■ **Information provided**:

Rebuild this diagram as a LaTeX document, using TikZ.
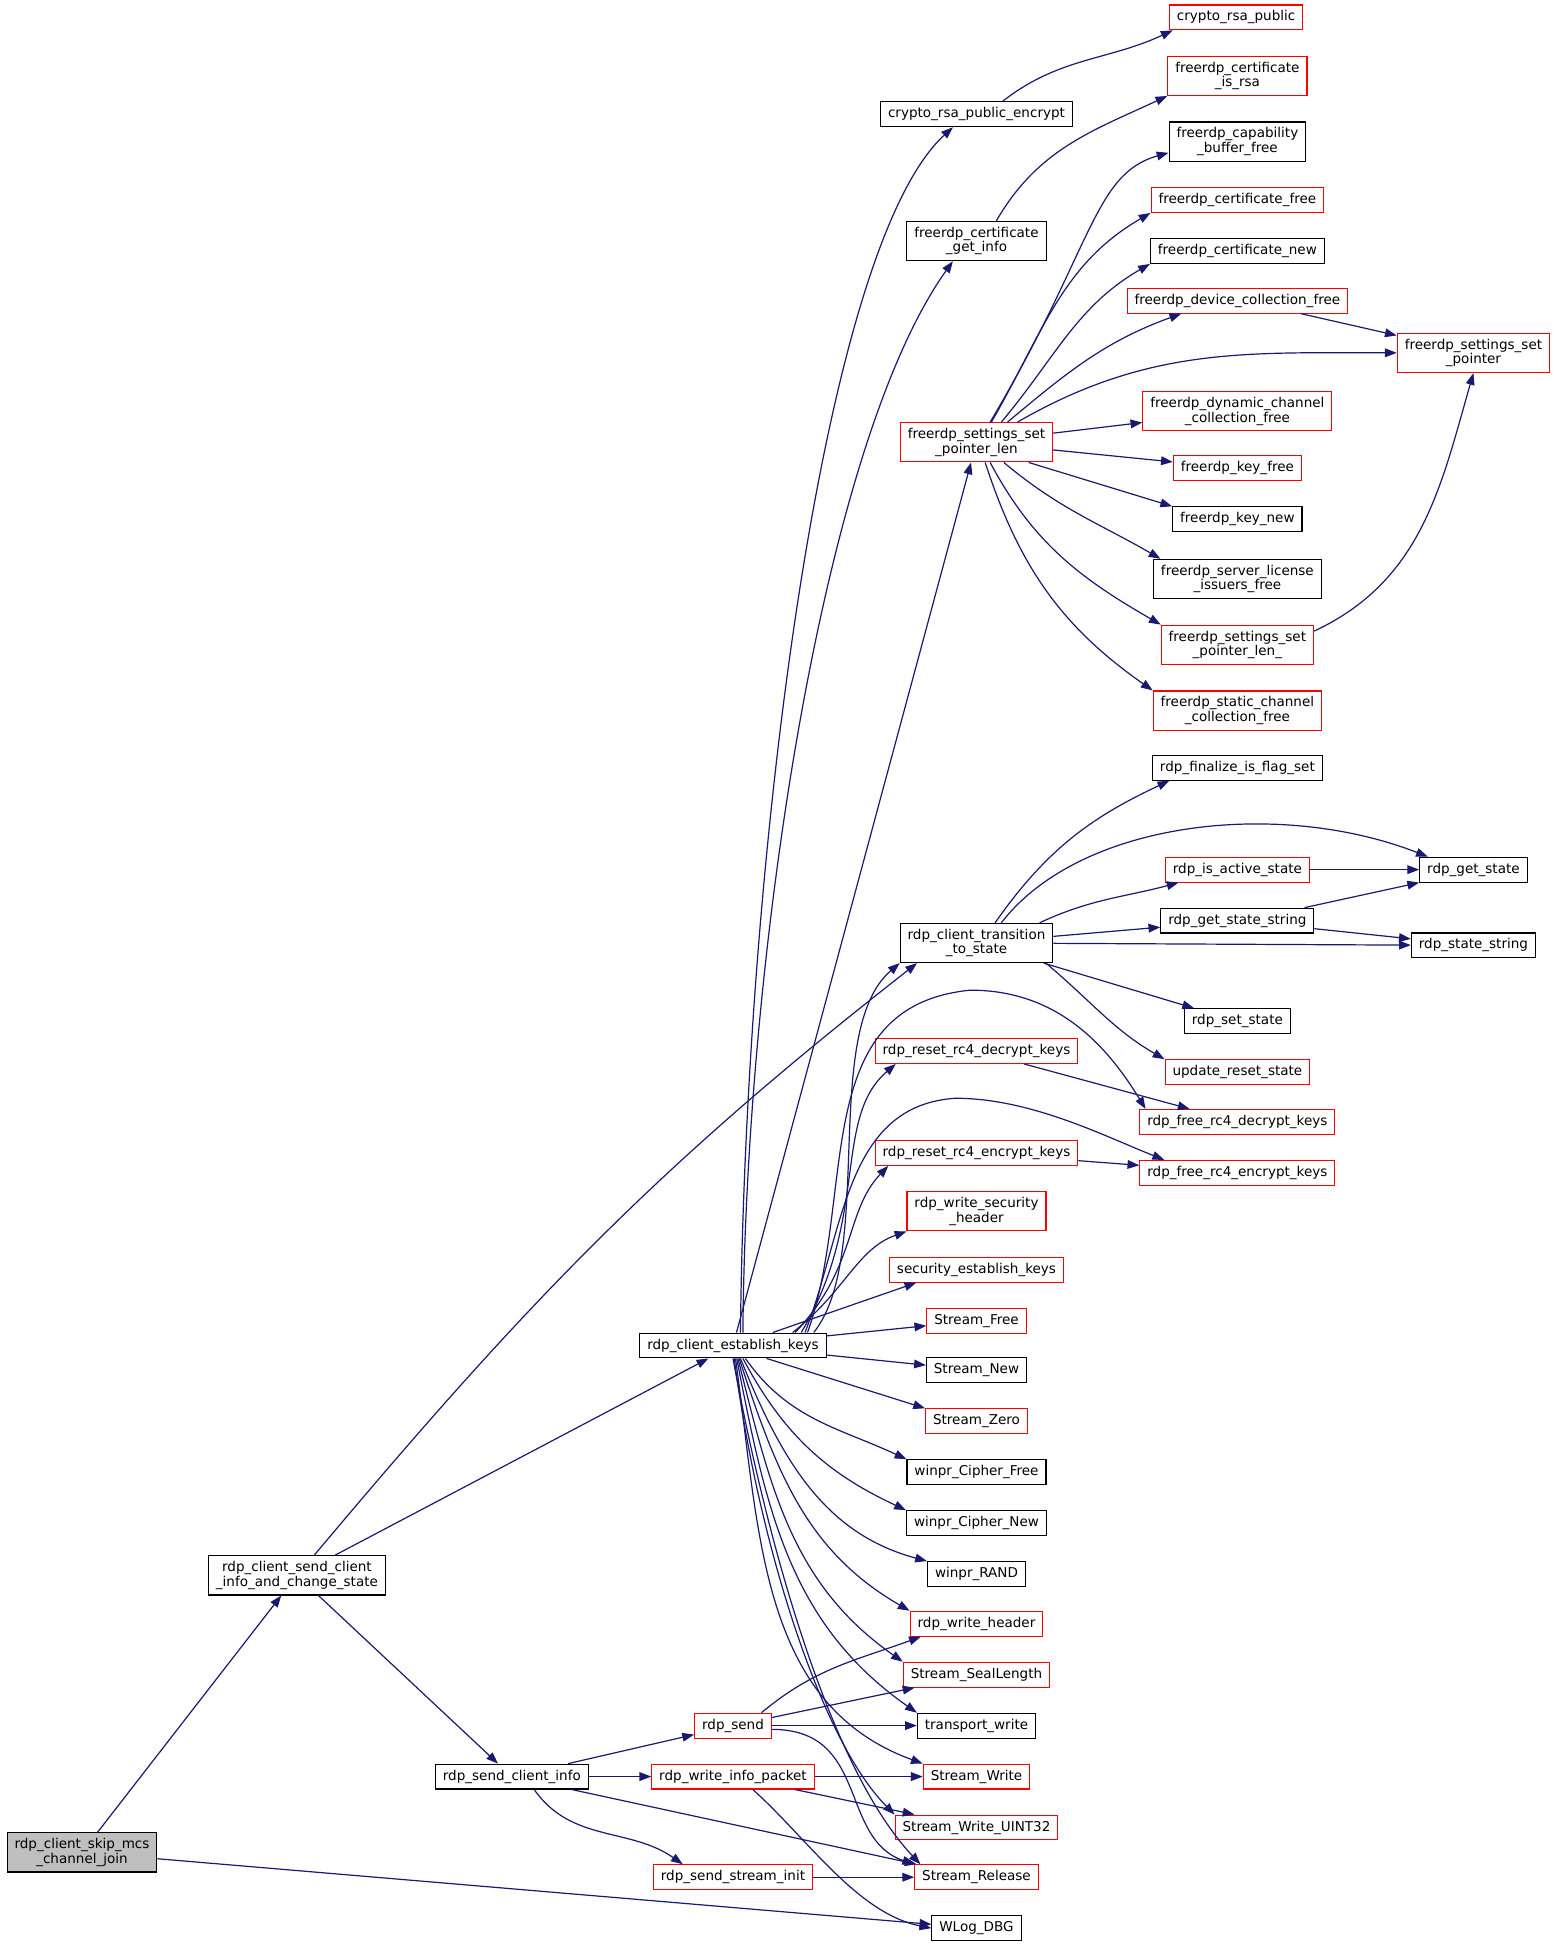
\documentclass[tikz,border=0pt]{standalone}
\usepackage{fontspec}
\setmainfont{DejaVu Sans}
\usepackage{xcolor}
\usepackage{tikz}
\usetikzlibrary{arrows.meta,positioning}
\definecolor{callblue}{HTML}{191970}
\definecolor{rootgray}{HTML}{BFBFBF}
\tikzset{
  fn/.style={draw=black, fill=white, line width=0.5pt, align=center, font=\fontsize{6.2}{6.7}\selectfont, inner xsep=0.12cm, inner ysep=0.09cm, minimum height=0.4cm},
  fnred/.style={fn, draw=red},
  fnroot/.style={fn, fill=rootgray},
  call/.style={draw=callblue, line width=0.55pt, -{Triangle[length=0.19cm,width=0.14cm]}}
}

\begin{document}
\begin{tikzpicture}[x=0.02cm, y=-0.02cm]
        \useasboundingbox (0,0) rectangle (1253,1568);

        % Callers
        \node[fnroot] (skipmcs) at (66,1491) {rdp\_client\_skip\_mcs\\\_channel\_join};
        \node[fn] (sendinfochg) at (239,1268) {rdp\_client\_send\_client\\\_info\_and\_change\_state};
        \node[fn] (sendinfo) at (412,1430) {rdp\_send\_client\_info};
        \node[fn] (estkeys) at (590,1083) {rdp\_client\_establish\_keys};
        \node[fnred] (rdpsend) at (590,1389) {rdp\_send};
        \node[fnred] (writeinfo) at (590,1430) {rdp\_write\_info\_packet};
        \node[fnred] (streaminit) at (590,1511) {rdp\_send\_stream\_init};

        % Middle column
        \node[fn] (rsaenc) at (786,92) {crypto\_rsa\_public\_encrypt};
        \node[fn] (certinfo) at (786,194) {freerdp\_certificate\\\_get\_info};
        \node[fnred] (ptrlen) at (786,356) {freerdp\_settings\_set\\\_pointer\_len};
        \node[fn] (transition) at (786,759) {rdp\_client\_transition\\\_to\_state};
        \node[fnred] (resetdec) at (786,846) {rdp\_reset\_rc4\_decrypt\_keys};
        \node[fnred] (resetenc) at (786,928) {rdp\_reset\_rc4\_encrypt\_keys};
        \node[fnred] (secheader) at (786,975) {rdp\_write\_security\\\_header};
        \node[fnred] (seckeys) at (786,1022) {security\_establish\_keys};
        \node[fnred] (sfree) at (786,1063) {Stream\_Free};
        \node[fn] (snew) at (786,1103) {Stream\_New};
        \node[fnred] (szero) at (786,1144) {Stream\_Zero};
        \node[fn] (cipherfree) at (786,1185) {winpr\_Cipher\_Free};
        \node[fn] (ciphernew) at (786,1226) {winpr\_Cipher\_New};
        \node[fn] (wrand) at (786,1267) {winpr\_RAND};
        \node[fnred] (writehdr) at (786,1307) {rdp\_write\_header};
        \node[fnred] (seallen) at (786,1348) {Stream\_SealLength};
        \node[fn] (twrite) at (786,1389) {transport\_write};
        \node[fnred] (swrite) at (786,1430) {Stream\_Write};
        \node[fnred] (suint) at (786,1471) {Stream\_Write\_UINT32};
        \node[fnred] (srelease) at (786,1511) {Stream\_Release};
        \node[fn] (wlog) at (786,1552) {WLog\_DBG};

        % Right column
        \node[fnred] (rsapub) at (995,14) {crypto\_rsa\_public};
        \node[fnred] (isrsa) at (996,61) {freerdp\_certificate\\\_is\_rsa};
        \node[fn] (capbuf) at (996,114) {freerdp\_capability\\\_buffer\_free};
        \node[fnred] (certfree) at (996,161) {freerdp\_certificate\_free};
        \node[fn] (certnew) at (996,202) {freerdp\_certificate\_new};
        \node[fnred] (devfree) at (996,242) {freerdp\_device\_collection\_free};
        \node[fnred] (dynfree) at (996,331) {freerdp\_dynamic\_channel\\\_collection\_free};
        \node[fnred] (keyfree) at (996,377) {freerdp\_key\_free};
        \node[fn] (keynew) at (996,418) {freerdp\_key\_new};
        \node[fn] (licfree) at (996,466) {freerdp\_server\_license\\\_issuers\_free};
        \node[fnred] (ptrlenu) at (996,519) {freerdp\_settings\_set\\\_pointer\_len\_};
        \node[fnred] (staticfree) at (996,572) {freerdp\_static\_channel\\\_collection\_free};
        \node[fn] (finalize) at (996,618) {rdp\_finalize\_is\_flag\_set};
        \node[fnred] (isactive) at (996,700) {rdp\_is\_active\_state};
        \node[fn] (statestrget) at (996,741) {rdp\_get\_state\_string};
        \node[fn] (setstate) at (996,822) {rdp\_set\_state};
        \node[fnred] (updreset) at (996,863) {update\_reset\_state};
        \node[fnred] (freedec) at (996,903) {rdp\_free\_rc4\_decrypt\_keys};
        \node[fnred] (freeenc) at (996,944) {rdp\_free\_rc4\_encrypt\_keys};

        % Far right
        \node[fnred] (setptr) at (1186,284) {freerdp\_settings\_set\\\_pointer};
        \node[fn] (getstate) at (1186,700) {rdp\_get\_state};
        \node[fn] (statestr) at (1186,761) {rdp\_state\_string};

        % skip_mcs_channel_join
        \draw[call] (skipmcs) -- (sendinfochg);
        \draw[call] (skipmcs) -- (wlog);

        % send_client_info_and_change_state
        \draw[call] (sendinfochg) -- (estkeys);
        \draw[call] ([xshift=0.28cm]sendinfochg.north) to[out=50,in=218] ([xshift=0.28cm]transition.south west);
        \draw[call] (sendinfochg) -- (sendinfo);

        % send_client_info
        \draw[call] (sendinfo) -- (rdpsend);
        \draw[call] (sendinfo) -- (writeinfo);
        \draw[call] ([xshift=0.36cm]sendinfo.south) to[out=-55,in=145] ([xshift=0.48cm]streaminit.north west);
        \draw[call] (sendinfo) -- (srelease);

        % rdp_send, write_info_packet, send_stream_init
        \draw[call] ([xshift=0.46cm]rdpsend.north) to[out=40,in=200] ([xshift=0.18cm]writehdr.south west);
        \draw[call] (rdpsend) -- (seallen);
        \draw[call] (rdpsend) -- (twrite);
        \draw[call] ([yshift=-0.06cm]rdpsend.east) .. controls (700,1392) and (675,1480) .. (srelease.north west);
        \draw[call] (writeinfo) -- (swrite);
        \draw[call] (writeinfo) -- (suint);
        \draw[call] ([xshift=0.32cm]writeinfo.south) .. controls (650,1480) and (690,1540) .. (wlog.west);
        \draw[call] (streaminit) -- (srelease);

        % establish_keys, upwards
        \draw[call] ([xshift=0.12cm]estkeys.north) .. controls (600,700) and (660,200) .. ([xshift=-0.38cm]rsaenc.south);
        \draw[call] ([xshift=0.16cm]estkeys.north) .. controls (600,780) and (660,360) .. ([xshift=-0.38cm]certinfo.south);
        \draw[call] (estkeys) -- (ptrlen);
        \draw[call] ([xshift=1.3cm]estkeys.north) .. controls (705,1010) and (660,830) .. (transition.south west);
        \draw[call] ([xshift=1.2cm]estkeys.north) .. controls (690,960) and (650,810) .. (781,797) .. controls (850,797) and (890,840) .. ([xshift=0.1cm]freedec.north west);
        \draw[call] ([xshift=1.1cm]estkeys.north) .. controls (700,980) and (670,900) .. ([xshift=0.34cm]resetdec.south west);
        \draw[call] ([xshift=1.16cm]estkeys.north) .. controls (680,990) and (680,890) .. (769,884) .. controls (830,884) and (890,915) .. ([xshift=0.4cm]freeenc.north west);
        \draw[call] ([xshift=1.0cm]estkeys.north) .. controls (690,1020) and (680,975) .. ([xshift=0.22cm]resetenc.south west);
        \draw[call] ([xshift=0.96cm]estkeys.north) .. controls (680,1040) and (690,1005) .. (secheader.south west);
        \draw[call] ([xshift=0.64cm]estkeys.north) -- ([xshift=0.44cm]seckeys.south west);

        % establish_keys, sideways and down
        \draw[call] (estkeys) -- (sfree);
        \draw[call] (estkeys) -- (snew);
        \draw[call] ([xshift=0.54cm]estkeys.south) -- (szero.north west);
        \draw[call] ([xshift=0.2cm]estkeys.south) to[out=-55,in=155] (cipherfree.north west);
        \draw[call] ([xshift=0.16cm]estkeys.south) to[out=-62,in=155] (ciphernew.north west);
        \draw[call] ([xshift=0.12cm]estkeys.south) to[out=-68,in=165] (wrand.north west);
        \draw[call] ([xshift=0.1cm]estkeys.south) to[out=-72,in=150] (writehdr.north west);
        \draw[call] ([xshift=0.08cm]estkeys.south) to[out=-76,in=145] (seallen.north west);
        \draw[call] ([xshift=0.06cm]estkeys.south) to[out=-79,in=145] (twrite.north west);
        \draw[call] ([xshift=0.04cm]estkeys.south) to[out=-82,in=160] (swrite.north west);
        \draw[call] ([xshift=0.02cm]estkeys.south) .. controls (610,1240) and (660,1400) .. (suint.north west);
        \draw[call] (estkeys.south) .. controls (615,1230) and (665,1420) .. ([xshift=0.1cm]srelease.north west);

        % certificate and rsa
        \draw[call] ([xshift=0.42cm]rsaenc.north) to[out=38,in=205] ([xshift=0.06cm]rsapub.south west);
        \draw[call] ([xshift=0.32cm]certinfo.north) to[out=60,in=205] (isrsa.south west);

        % settings_set_pointer_len
        \draw[call] ([xshift=0.22cm]ptrlen.north) .. controls (880,200) and (880,140) .. ([yshift=-0.18cm]capbuf.west);
        \draw[call] ([xshift=0.24cm]ptrlen.north) to[out=60,in=210] (certfree.south west);
        \draw[call] ([xshift=0.4cm]ptrlen.north) to[out=50,in=210] (certnew.south west);
        \draw[call] ([xshift=0.5cm]ptrlen.north) to[out=40,in=200] ([xshift=0.88cm]devfree.south west);
        \draw[call] ([xshift=0.66cm]ptrlen.north) to[out=30,in=180] (setptr.west);
        \draw[call] (ptrlen) -- (dynfree);
        \draw[call] (ptrlen) -- (keyfree);
        \draw[call] ([xshift=0.84cm]ptrlen.south) -- (keynew.north west);
        \draw[call] ([xshift=0.44cm]ptrlen.south) to[out=-40,in=150] ([xshift=0.12cm]licfree.north west);
        \draw[call] ([xshift=0.22cm]ptrlen.south) to[out=-62,in=150] (ptrlenu.north west);
        \draw[call] ([xshift=0.14cm]ptrlen.south) to[out=-72,in=145] (staticfree.north west);
        \draw[call] ([xshift=1.02cm]devfree.south) -- ([yshift=0.28cm]setptr.west);
        \draw[call] ([yshift=0.22cm]ptrlenu.east) to[out=25,in=-106] (setptr.south);

        % transition_to_state
        \draw[call] ([xshift=0.3cm]transition.north) to[out=55,in=205] ([xshift=0.28cm]finalize.south west);
        \draw[call] ([xshift=0.4cm]transition.north) .. controls (870,660) and (1030,643) .. ([xshift=0.14cm]getstate.north west);
        \draw[call] ([xshift=-0.22cm]transition.north east) to[out=25,in=195] ([xshift=0.22cm]isactive.south west);
        \draw[call] (transition) -- (statestrget);
        \draw[call] (transition) -- (statestr);
        \draw[call] (transition) -- (setstate);
        \draw[call] ([xshift=-0.12cm]transition.south east) to[out=-40,in=150] (updreset.north west);
        \draw[call] (isactive) -- (getstate);
        \draw[call] ([xshift=-0.16cm]statestrget.north east) -- (getstate.south west);
        \draw[call] (statestrget) -- (statestr);

        % rc4 keys
        \draw[call] (resetdec) -- (freedec);
        \draw[call] (resetenc) -- (freeenc);
\end{tikzpicture}
\end{document}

■ **Given problem**:
Print the data above verbatim from the first line through the line holding "(streaminit) at (590,1511)", leaving every picture out.

■ **Task result**:
Rebuild this diagram as a LaTeX document, using TikZ.
\documentclass[tikz,border=0pt]{standalone}
\usepackage{fontspec}
\setmainfont{DejaVu Sans}
\usepackage{xcolor}
\usepackage{tikz}
\usetikzlibrary{arrows.meta,positioning}
\definecolor{callblue}{HTML}{191970}
\definecolor{rootgray}{HTML}{BFBFBF}
\tikzset{
  fn/.style={draw=black, fill=white, line width=0.5pt, align=center, font=\fontsize{6.2}{6.7}\selectfont, inner xsep=0.12cm, inner ysep=0.09cm, minimum height=0.4cm},
  fnred/.style={fn, draw=red},
  fnroot/.style={fn, fill=rootgray},
  call/.style={draw=callblue, line width=0.55pt, -{Triangle[length=0.19cm,width=0.14cm]}}
}

\begin{document}
\begin{tikzpicture}[x=0.02cm, y=-0.02cm]
        \useasboundingbox (0,0) rectangle (1253,1568);

        % Callers
        \node[fnroot] (skipmcs) at (66,1491) {rdp\_client\_skip\_mcs\\\_channel\_join};
        \node[fn] (sendinfochg) at (239,1268) {rdp\_client\_send\_client\\\_info\_and\_change\_state};
        \node[fn] (sendinfo) at (412,1430) {rdp\_send\_client\_info};
        \node[fn] (estkeys) at (590,1083) {rdp\_client\_establish\_keys};
        \node[fnred] (rdpsend) at (590,1389) {rdp\_send};
        \node[fnred] (writeinfo) at (590,1430) {rdp\_write\_info\_packet};
        \node[fnred] (streaminit) at (590,1511) {rdp\_send\_stream\_init};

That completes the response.